Brillhart is working at the core of Google’s dive into the VR market, helping guide one of the company’s most important properties into a new medium. She put together 750 shots over the course of a year representing more than 3 million frames of stitched footage. The volume of footage makes Brillhart one of VR’s most prolific filmmakers.

“Stitiching has always been this really annoying time suck for VR creators,” Brillhart said. “Being able to film and not worry about that process is a really big deal.”

The talk embedded above is well worth the watch, but if you don’t have the time here is a summary.

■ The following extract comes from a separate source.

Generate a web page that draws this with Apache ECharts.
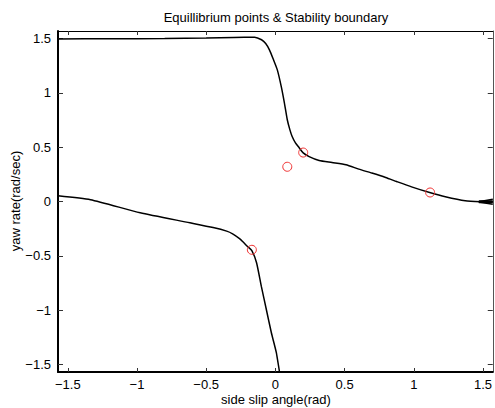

Reframe the world about points of interest

Brillhart noted traditional filmmakers may be threatened by VR because of the loss of framing, which is what defined movies for more than a century. In VR, someone can look wherever they want. Brillhart suggested that losing control of framing a scene is something for creators to embrace. Also, that a “shot” in VR needs to be thought of as a “world” instead, with likely “points of interest” sprinkled throughout each world. With potential for audio that can react to where your head is turned, those POIs can also be cued up using sound.

Cameras are made of people

Building on this first insight, VR filmmakers need to think of the camera as a person with an identity. How tall is this person? Is there a reason why the person is standing in a certain spot in the room? What relationship do the people in the scene have to the person?

A fascinating example Brillhart noted is some early footage produced from the engineering team working on Google’s stitching technology. It shows engineers walking back and forth and moving in and out through a 360-degree scene, laughing and smiling the whole time. Brillhart pointed out the engineers were proud of their creation, excited to see their hard work on the camera and stitching technology pay off. Their excitement is imbued upon the “visitor”, as Brillhart calls someone viewing the video in VR.

The world is flat

circles-google
Dots on a circle can represent points of interest in a 360-degree scene., almost like a map. Concentric circles can be used to represent a person moving through different scenes in an experience. Lining up the dots can make moving between the scenes less jarring.

Brillhart discussed several trippy ideas during the session, including concepts like the “multiverse” and the fact that she uses “crazy” circles to map out points of interest in a scene. It sounds a little far out at first, but it also makes a lot of sense too. When you think of the camera as a person and what you’re capturing as a world, with points of interest scattered throughout, then a flat circle with dots on it can function as a map of this particular world. Each dot is a point of interest in that world.

As a rudimentary form of VR editing, creators line up the points of interest from one world to the next. If done correctly, chances are the “visitor” went from looking at one interesting thing to another interesting thing. Without attempting to line up these “worlds” from one to another, when the transition happens the “visitor” might go from looking at something interesting to suddenly looking at something boring, which could be jarring.

The idea is that creators should try to understand a “visitor’s likely interaction with the world around them.”

Additional Insights

Near the end of her talk, Brillhart offered a brief comment about the value of this medium:

“In our lives we know ourselves and we are us. I mean, that’s just how it is. But in VR we can experience different ways of being and we can experience the world beyond ourselves and beyond the way we have evolved to perceive it.”

She talked about a solitary confinement experience as an example.

The insights are wrapped up by Brillhart with the simple idea that the “visitor” in VR is the storyteller now, and VR developers “are the makers of storytellers.”